Life Style

5 Things Everyone Should Know about Sunglasses

Written by Simpson

Sunglasses are as common today as shoes and hats. Just about everyone owns at least one pair. Interestingly enough though, people are still fairly ignorant about what sunglasses do, what they don’t do, and how they should be used. Retailers can take advantage of this ignorance by using it as an opportunity to educate consumers about brands and styles.

If you are a retailer of sunglasses, how much do you know about the products you sell? Below is a list of five things everyone should know about sunglasses. As a retailer, you owe it to your customers to be knowledgeable in all five areas.

1. Still Good on Cloudy Days

Sunglasses may have been all about blocking visible light in the old days, but we know better in the 21st century. We now wear sunglasses to block ultraviolet rays as well. What most people do not know is that ultraviolet rays are neither diminished nor blocked by clouds. That means wearing your favorite pair of designer sunglasses is still a good idea on cloudy days.

Along those same lines, consumers need to be aware that no amount of exposure to ultraviolet rays is good for the eyes. There is no reason to take chances; just wear the sunglasses and be done with it.

2. All Sunglasses Are Not the Same

Olympic Eyewear, a Utah-based designer and wholesale distributor of designer sunglasses, says that the industry cannot stress enough the fact that all sunglasses are not the same. Even if you set aside the question of designer frames for one second, the real strength of any pair of sunglasses is its lenses. Consumers should be reading labels to learn which sunglasses provide 100% UV protection.

3. Sunglasses Are Better Than Transition Lenses

Transition lenses are very popular among consumers who do not want to carry an extra pair of sunglasses with them. What they may not know is that transition lenses do not necessarily block high-energy light rays, like the violet and blue rays that medical science now believes contribute to macular degeneration. A quality pair of sunglasses does.

4. Darker Lenses Are Not Always Better

UV protection is at the core of why people should be wearing sunglasses. Unfortunately, far too many people assume that the darkness of a lens is commensurate with the level of UV protection. Nothing could be further from the truth. Darker lenses only offer protection from visible light. UV protection comes from a special layer embedded in the lenses, whether they are dark or not. This means that dark lenses are not always better.

5. Expensive Is Not Always Better

The fifth and final thing to know about sunglasses is that price does not always equal the best possible protection. We would assume that a high-priced pair of designer sunglasses offers better quality, and that is usually true in terms of craftsmanship and materials. It is not always true in terms of UV protection.

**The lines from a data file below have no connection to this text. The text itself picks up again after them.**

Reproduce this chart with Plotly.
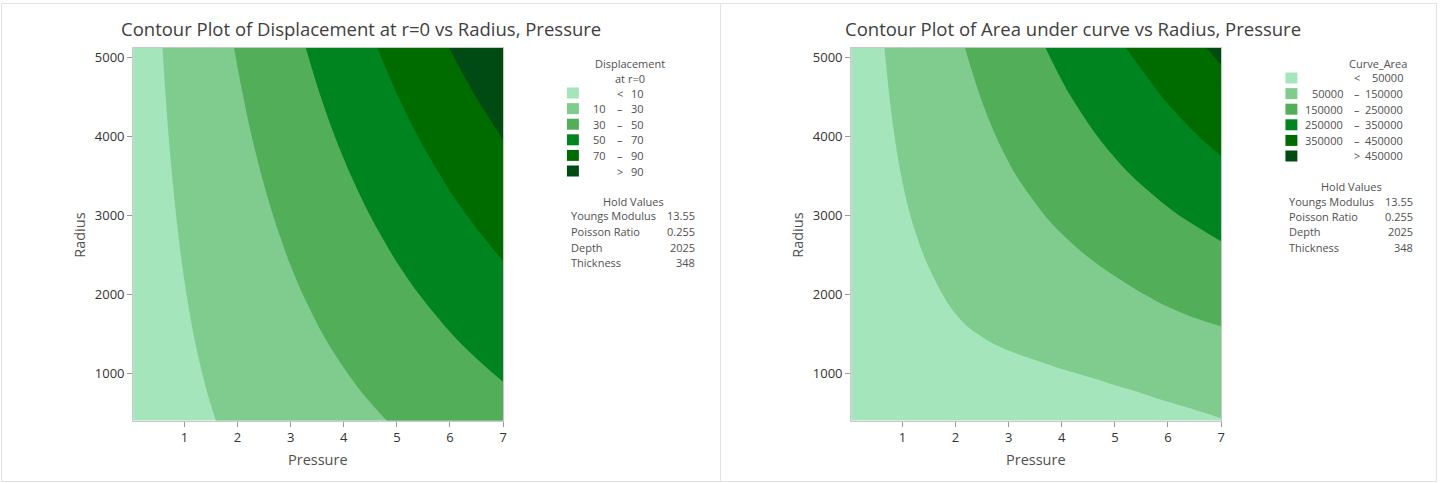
import plotly.graph_objects as go

# ---------------- data ----------------
pressure = [0, 1, 2, 3, 4, 5, 6, 7]

radius_disp = [400, 700, 1000, 1250, 1500, 2000, 2500, 3000, 3500, 4000, 4500, 5130]
displacement = [
    [0.10, 6.31, 12.52, 18.73, 24.94, 31.15, 37.36, 43.57],
    [0.18, 6.93, 13.69, 20.45, 27.20, 33.96, 40.72, 47.47],
    [0.25, 7.55, 14.85, 22.15, 29.45, 36.75, 44.05, 51.35],
    [0.31, 8.07, 15.83, 23.59, 31.35, 39.11, 46.87, 54.63],
    [0.38, 8.60, 16.82, 25.04, 33.26, 41.48, 49.70, 57.92],
    [0.50, 9.63, 18.76, 27.89, 37.02, 46.15, 55.28, 64.41],
    [0.63, 10.67, 20.71, 30.75, 40.79, 50.83, 60.87, 70.91],
    [0.75, 11.70, 22.65, 33.60, 44.55, 55.50, 66.45, 77.40],
    [0.88, 12.74, 24.60, 36.46, 48.32, 60.18, 72.04, 83.90],
    [1.00, 13.78, 26.56, 39.34, 52.12, 64.90, 77.68, 90.46],
    [1.13, 14.82, 28.51, 42.20, 55.89, 69.58, 83.27, 96.96],
    [1.28, 16.12, 30.96, 45.80, 60.64, 75.48, 90.32, 105.16],
]

radius_area = [400, 500, 600, 700, 800, 900, 1000, 1100, 1200, 1300, 1400, 1500, 1600,
               1700, 1800, 1900, 2000, 2250, 2500, 3000, 3500, 4000, 4500, 5130]
curve_area = [
    [2500, 9130, 15760, 22390, 29020, 35650, 42280, 48910],
    [2580, 9660, 16740, 23820, 30900, 37980, 45060, 52140],
    [2660, 10290, 17920, 25550, 33180, 40810, 48440, 56070],
    [2740, 10990, 19240, 27490, 35740, 43990, 52240, 60490],
    [2820, 11770, 20720, 29670, 38620, 47570, 56520, 65470],
    [2900, 12750, 22600, 32450, 42300, 52150, 62000, 71850],
    [2980, 13930, 24880, 35830, 46780, 57730, 68680, 79630],
    [3060, 15360, 27660, 39960, 52260, 64560, 76860, 89160],
    [3140, 17040, 30940, 44840, 58740, 72640, 86540, 100440],
    [3220, 18970, 34720, 50470, 66220, 81970, 97720, 113470],
    [3300, 20900, 38500, 56100, 73700, 91300, 108900, 126500],
    [3380, 22680, 41980, 61280, 80580, 99880, 119180, 138480],
    [3460, 24460, 45460, 66460, 87460, 108460, 129460, 150460],
    [3540, 25990, 48440, 70890, 93340, 115790, 138240, 160690],
    [3620, 27420, 51220, 75020, 98820, 122620, 146420, 170220],
    [3700, 28800, 53900, 79000, 104100, 129200, 154300, 179400],
    [3780, 30080, 56380, 82680, 108980, 135280, 161580, 187880],
    [3980, 33380, 62780, 92180, 121580, 150980, 180380, 209780],
    [4180, 36930, 69680, 102430, 135180, 167930, 200680, 233430],
    [4580, 44040, 83500, 122960, 162420, 201880, 241340, 280800],
    [4980, 50990, 97000, 143010, 189020, 235030, 281040, 327050],
    [5380, 57690, 110000, 162310, 214620, 266930, 319240, 371550],
    [5780, 64190, 122600, 181010, 239420, 297830, 356240, 414650],
    [6280, 72310, 138340, 204370, 270400, 336430, 402460, 468490],
]

disp_levels = [10, 30, 50, 70, 90]
area_levels = [50000, 150000, 250000, 350000, 450000]

disp_legend_rows = [("", "<", "10"), ("10", "–", "30"), ("30", "–", "50"),
                    ("50", "–", "70"), ("70", "–", "90"), ("", ">", "90")]
area_legend_rows = [("", "<", "50000"), ("50000", "–", "150000"), ("150000", "–", "250000"),
                    ("250000", "–", "350000"), ("350000", "–", "450000"), ("", ">", "450000")]

hold_labels = ["Youngs Modulus", "Poisson Ratio", "Depth", "Thickness"]
hold_values = ["13.55", "0.255", "2025", "348"]

x_ticks = [1, 2, 3, 4, 5, 6, 7]
y_ticks = [1000, 2000, 3000, 4000, 5000]

greens = ["#A5E5BB", "#80CC8F", "#53AE5A", "#00841F", "#006C00", "#004B13"]

# ---------------- figure ----------------
W, H = 1442, 483
FONT = "Open Sans"


def px(x):
    return x / W


def py(y):
    return 1 - y / H


def stepped(colors):
    n = len(colors)
    scale = []
    for i, c in enumerate(colors):
        lo = max(0.0, (i - 0.5) / (n - 1))
        hi = min(1.0, (i + 0.5) / (n - 1))
        scale.append([lo, c])
        scale.append([hi, c])
    return scale


fig = go.Figure()

fig.add_trace(go.Contour(
    x=pressure, y=radius_disp, z=displacement,
    autocontour=False,
    contours=dict(start=disp_levels[0], end=disp_levels[-1],
                  size=disp_levels[1] - disp_levels[0],
                  coloring="fill", showlines=False),
    line=dict(width=0),
    colorscale=stepped(greens), showscale=False,
    hoverinfo="skip", xaxis="x", yaxis="y",
))
fig.add_trace(go.Contour(
    x=pressure, y=radius_area, z=curve_area,
    autocontour=False,
    contours=dict(start=area_levels[0], end=area_levels[-1],
                  size=area_levels[1] - area_levels[0],
                  coloring="fill", showlines=False),
    line=dict(width=0),
    colorscale=stepped(greens), showscale=False,
    hoverinfo="skip", xaxis="x2", yaxis="y2",
))

axis_common = dict(
    showline=True, mirror=True, linecolor="#c8c8c8", linewidth=1,
    ticks="outside", ticklen=5, tickcolor="#9a9a9a", tickwidth=1,
    showgrid=False, zeroline=False,
    tickfont=dict(family=FONT, size=13, color="#333333"),
)
xr = [0.035, 7]
yr = [405, 5125]
ydom = [py(420.5), py(48)]

fig.update_layout(
    width=W, height=H,
    margin=dict(l=0, r=0, t=0, b=0),
    paper_bgcolor="white", plot_bgcolor="white",
    showlegend=False,
    xaxis=dict(domain=[px(133.5), px(504.5)], range=xr, tickvals=x_ticks, anchor="y", **axis_common),
    yaxis=dict(domain=ydom, range=yr, tickvals=y_ticks, anchor="x", **axis_common),
    xaxis2=dict(domain=[px(853.5), px(1224.5)], range=xr, tickvals=x_ticks, anchor="y2", **axis_common),
    yaxis2=dict(domain=ydom, range=yr, tickvals=y_ticks, anchor="x2", **axis_common),
)

annotations = []
shapes = []


def text(x, y, s, size=11, color="#505050", xanchor="center", angle=0):
    annotations.append(dict(
        x=px(x), y=py(y), xref="paper", yref="paper", text=s, showarrow=False,
        xanchor=xanchor, yanchor="middle", textangle=angle,
        font=dict(family=FONT, size=size, color=color)))


# panel frames
shapes.append(dict(type="rect", xref="paper", yref="paper",
                   x0=px(1.5), x1=px(722.5), y0=py(481.5), y1=py(3.5),
                   line=dict(color="#e2e2e2", width=1)))
shapes.append(dict(type="rect", xref="paper", yref="paper",
                   x0=px(722.5), x1=px(1440.5), y0=py(481.5), y1=py(3.5),
                   line=dict(color="#e2e2e2", width=1)))

# titles
text(362, 28, "Contour Plot of Displacement at r=0 vs Radius, Pressure", size=18.5, color="#404040")
text(1076, 28, "Contour Plot of Area under curve vs Radius, Pressure", size=18.5, color="#404040")

# axis titles
text(319, 459, "Pressure", size=14.5, color="#505050")
text(1039, 459, "Pressure", size=14.5, color="#505050")
text(79, 235, "Radius", size=14.5, color="#505050", angle=-90)
text(799, 235, "Radius", size=14.5, color="#505050", angle=-90)


def legend(title_lines, title_y, rows, row_y0, sw_x, low_r, sign_c, high_r,
           hold_y, hold_c, lab_l, val_r):
    for i, t in enumerate(title_lines):
        text((low_r + high_r) / 2 + 3, title_y + i * 14.5, t, size=11)
    for i, (lo, sg, hi) in enumerate(rows):
        yy = row_y0 + i * 15.6
        shapes.append(dict(type="rect", xref="paper", yref="paper",
                           x0=px(sw_x), x1=px(sw_x + 12), y0=py(yy + 5.5), y1=py(yy - 5.5),
                           fillcolor=greens[i], line=dict(width=0)))
        if lo:
            text(low_r, yy, lo, xanchor="right")
        text(sign_c, yy, sg)
        text(high_r, yy, hi, xanchor="right")
    text(hold_c, hold_y, "Hold Values")
    for i, (lab, val) in enumerate(zip(hold_labels, hold_values)):
        yy = hold_y + 15 + i * 15.5
        text(lab_l, yy, lab, xanchor="left")
        text(val_r, yy, val, xanchor="right")


legend(["Displacement", "at r=0"], 64, disp_legend_rows, 93, 568.5, 610, 622, 648,
       201, 635, 571, 699)
legend(["Curve_Area"], 64, area_legend_rows, 78, 1289, 1349, 1361, 1409,
       186, 1355, 1291, 1419)

fig.update_layout(annotations=annotations, shapes=shapes)

fig.write_html("out.html")
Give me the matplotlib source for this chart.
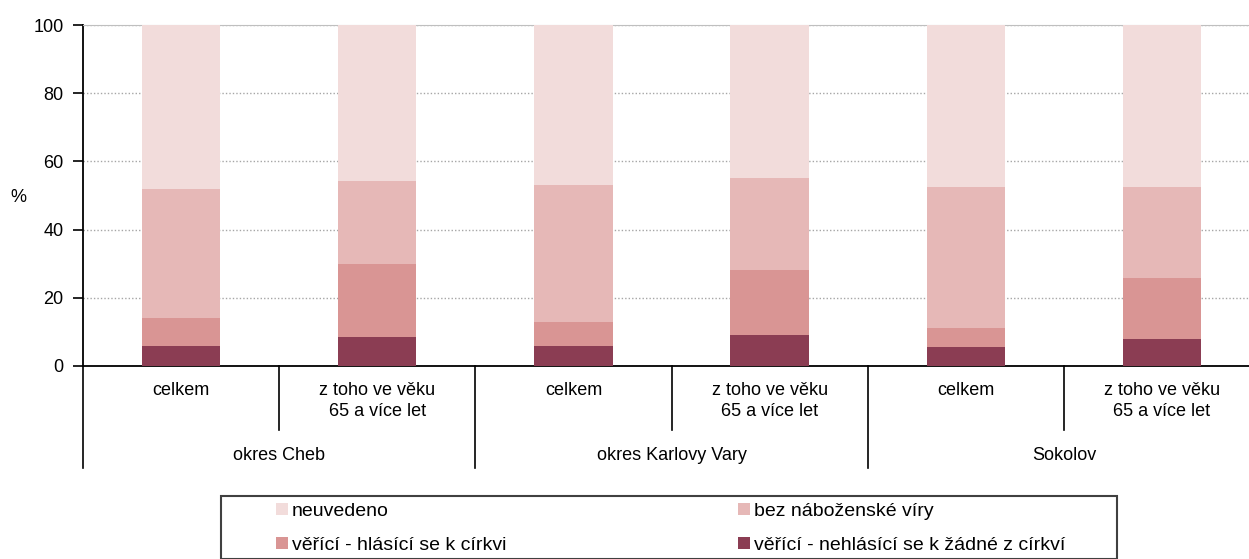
import numpy as np
import matplotlib
matplotlib.use("Agg")
from matplotlib import pyplot as plt
from matplotlib.patches import Rectangle

plt.rcParams["font.family"] = ["Liberation Sans", "DejaVu Sans"]
plt.rcParams["font.size"] = 13

# data (percent), stacked bottom -> top
sub_labels = ["celkem", "z toho ve věku\n65 a více let"] * 3
group_labels = ["okres Cheb", "okres Karlovy Vary", "Sokolov"]
nehlasici = [6.0, 8.4, 6.0, 9.0, 5.5, 7.8]
hlasici = [8.1, 21.4, 7.0, 19.2, 5.7, 18.0]
bez_viry = [37.7, 24.4, 40.0, 27.0, 41.2, 26.6]
neuvedeno = [48.2, 45.8, 47.0, 44.8, 47.6, 47.6]

series_names = ["věřící - nehlásící se k žádné z církví", "věřící - hlásící se k církvi",
                "bez náboženské víry", "neuvedeno"]
colors = ["#8B3D53", "#D99594", "#E6B8B7", "#F2DCDB"]

W, H = 1249, 559
fig = plt.figure(figsize=(W / 100, H / 100), dpi=100)
ax = fig.add_axes([83 / W, 1 - 366 / H, (1260 - 83) / W, 341 / H])

x = np.arange(len(sub_labels))
bottom = np.zeros(len(x))
bars = []
for vals, name, c in zip([nehlasici, hlasici, bez_viry, neuvedeno], series_names, colors):
    b = ax.bar(x, vals, 0.4, bottom=bottom, color=c, label=name, zorder=3)
    bars.append(b)
    bottom += np.array(vals)

ax.set_xlim(-0.5, 5.5)
ax.set_ylim(0, 100)
ax.set_yticks([0, 20, 40, 60, 80, 100])
ax.yaxis.grid(True, linestyle=(0, (1, 1.5)), color="#a6a6a6", linewidth=1, zorder=0)
ax.tick_params(axis="y", direction="out", length=7, width=1.2, pad=7, colors="black")
ax.tick_params(axis="x", length=0, labelbottom=False)
ax.spines["right"].set_visible(False)
ax.spines["top"].set_color("#bfbfbf")
ax.spines["left"].set_linewidth(1.3)
ax.spines["bottom"].set_linewidth(1.3)

fig.text(18 / W, 1 - 197 / H, "%", ha="center", va="center")

# two-level category axis
tr = ax.get_xaxis_transform()
for i, lab in enumerate(sub_labels):
    ax.text(i, -0.048, lab, transform=tr, ha="center", va="top", linespacing=1.25)
for xi in [0.5, 2.5, 4.5]:
    ax.plot([xi, xi], [0, -0.188], transform=tr, color="black", lw=1.2, clip_on=False)
for xi in [-0.5, 1.5, 3.5, 5.5]:
    ax.plot([xi, xi], [0, -0.299], transform=tr, color="black", lw=1.2, clip_on=False)
for g, lab in enumerate(group_labels):
    ax.text(2 * g + 0.5, -0.261, lab, transform=tr, ha="center", va="center")

# legend box and two columns
fig.patches.append(Rectangle((221 / W, 0), (1117 - 221) / W, 1 - 496 / H,
                             transform=fig.transFigure, fill=False,
                             edgecolor="#404040", linewidth=1.5))
leg_kw = dict(loc="upper left", frameon=False, fontsize=14,
              handlelength=0.6, handleheight=0.6, handletextpad=0.2,
              labelspacing=0.85, borderpad=0, borderaxespad=0)
fig.legend([bars[3], bars[1]], [series_names[3], series_names[1]],
           bbox_to_anchor=(276 / W, 1 - 503 / H), **leg_kw)
fig.legend([bars[2], bars[0]], [series_names[2], series_names[0]],
           bbox_to_anchor=(738 / W, 1 - 503 / H), **leg_kw)

fig.savefig("out.png", dpi=100)
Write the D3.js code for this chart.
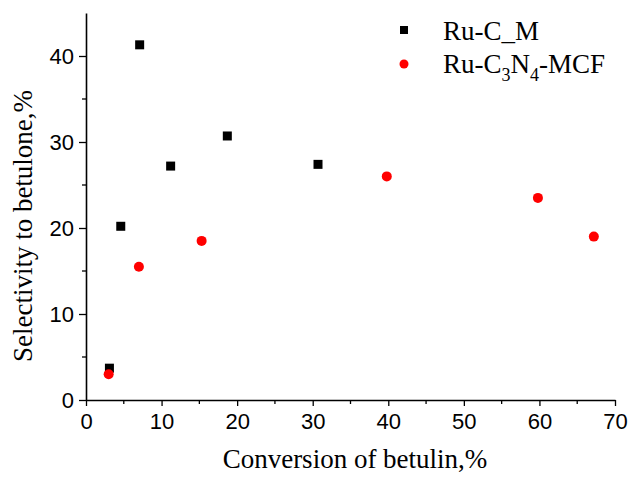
<!DOCTYPE html>
<html>
<head>
<meta charset="utf-8">
<script src="https://cdn.jsdelivr.net/npm/d3@7"></script>
<style>
  body { margin: 0; background: #fff; }
</style>
</head>
<body>
<script>
// Ru-C_M (black squares)
var ruCmX = [3.1, 4.6, 7.1, 11.2, 18.7, 30.7];
var ruCmY = [3.7, 20.2, 41.3, 27.2, 30.7, 27.4];
// Ru-C3N4-MCF (red circles)
var ruCnX = [3.0, 7.0, 15.3, 39.8, 59.8, 67.2];
var ruCnY = [3.0, 15.5, 18.5, 26.0, 23.5, 19.0];
var xTicks = [0, 10, 20, 30, 40, 50, 60, 70];
var yTicks = [0, 10, 20, 30, 40];

function drawChart() {
    var width = 630, height = 477;

    var svg = d3.select("body").append("svg")
        .attr("width", width)
        .attr("height", height);

    var x = d3.scaleLinear().domain([0, 70]).range([86, 615]);
    var y = d3.scaleLinear().domain([0, 45]).range([400, 400 - 45 * 8.6]);

    //minor ticks
    var g = svg.append("g");
    g.selectAll(".xminor").data(d3.range(5, 70, 10)).join("line")
        .attr("x1", d => x(d)).attr("x2", d => x(d))
        .attr("y1", 400).attr("y2", 404)
        .attr("stroke", "#000").attr("stroke-width", 1.3);
    g.selectAll(".yminor").data(d3.range(5, 45, 10)).join("line")
        .attr("y1", d => y(d)).attr("y2", d => y(d))
        .attr("x1", x(0)).attr("x2", x(0) - 4)
        .attr("stroke", "#000").attr("stroke-width", 1.3);

    var xAxis = svg.append("g")
        .attr("transform", "translate(0,400)")
        .call(d3.axisBottom(x).tickValues(xTicks).tickSize(6).tickSizeOuter(0).tickPadding(7));
    var yAxis = svg.append("g")
        .attr("transform", "translate(" + x(0) + ",0)")
        .call(d3.axisLeft(y).tickValues(yTicks).tickSize(7).tickSizeOuter(0).tickPadding(5));

    [xAxis, yAxis].forEach(function (ax) {
        ax.select(".domain").attr("stroke-width", 1.6);
        ax.selectAll(".tick line").attr("stroke-width", 1.3);
        ax.selectAll("text")
            .attr("font-family", "'Liberation Sans', Arial, sans-serif")
            .attr("font-size", 22).attr("fill", "#000");
    });

    //axis titles
    svg.append("text")
        .attr("x", 355).attr("y", 468)
        .attr("text-anchor", "middle")
        .attr("font-family", "'Liberation Serif', 'Times New Roman', serif")
        .attr("font-size", 27)
        .text("Conversion of betulin,%");
    svg.append("text")
        .attr("transform", "translate(32,226) rotate(-90)")
        .attr("text-anchor", "middle")
        .attr("font-family", "'Liberation Serif', 'Times New Roman', serif")
        .attr("font-size", 27)
        .text("Selectivity to betulone,%");

    //points
    var sq = 9;
    svg.selectAll(".sq").data(d3.zip(ruCmX, ruCmY)).join("rect")
        .attr("x", d => x(d[0]) - sq / 2)
        .attr("y", d => y(d[1]) - sq / 2)
        .attr("width", sq).attr("height", sq)
        .attr("fill", "#000");
    svg.selectAll(".ci").data(d3.zip(ruCnX, ruCnY)).join("circle")
        .attr("cx", d => x(d[0]))
        .attr("cy", d => y(d[1]))
        .attr("r", 5)
        .attr("fill", "#ff0000");

    //legend
    var leg = svg.append("g")
        .attr("font-family", "'Liberation Serif', 'Times New Roman', serif")
        .attr("font-size", 27);
    leg.append("rect").attr("x", 400).attr("y", 26).attr("width", 8).attr("height", 8).attr("fill", "#000");
    leg.append("text").attr("x", 443).attr("y", 40).text("Ru-C_M");
    leg.append("circle").attr("cx", 404).attr("cy", 64).attr("r", 4.5).attr("fill", "#ff0000");
    var t = leg.append("text").attr("x", 443).attr("y", 73);
    t.append("tspan").text("Ru-C");
    t.append("tspan").attr("font-size", 18).attr("dy", 8).text("3");
    t.append("tspan").attr("dy", -8).text("N");
    t.append("tspan").attr("font-size", 18).attr("dy", 8).text("4");
    t.append("tspan").attr("dy", -8).text("-MCF");
}

window.onload = drawChart();
</script>
</body>
</html>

Here’s what you need to know about price: it costs the same to build UV protection into every pair of sunglasses regardless of retail price. Companies like Olympic Eyewear, that focus on budget-friendly sunglasses, do not spend any more to include UV protection than their luxury counterparts. You are not getting any more UV protection by spending $200 per pair as supposed to $45 for an Olympic brand.

Sunglasses are something almost every adult uses. As a retailer, accept the fact that your customers probably do not know everything they need to know about sunglasses. You can become a trusted vendor by educating them openly, honestly, and with their best interests in mind.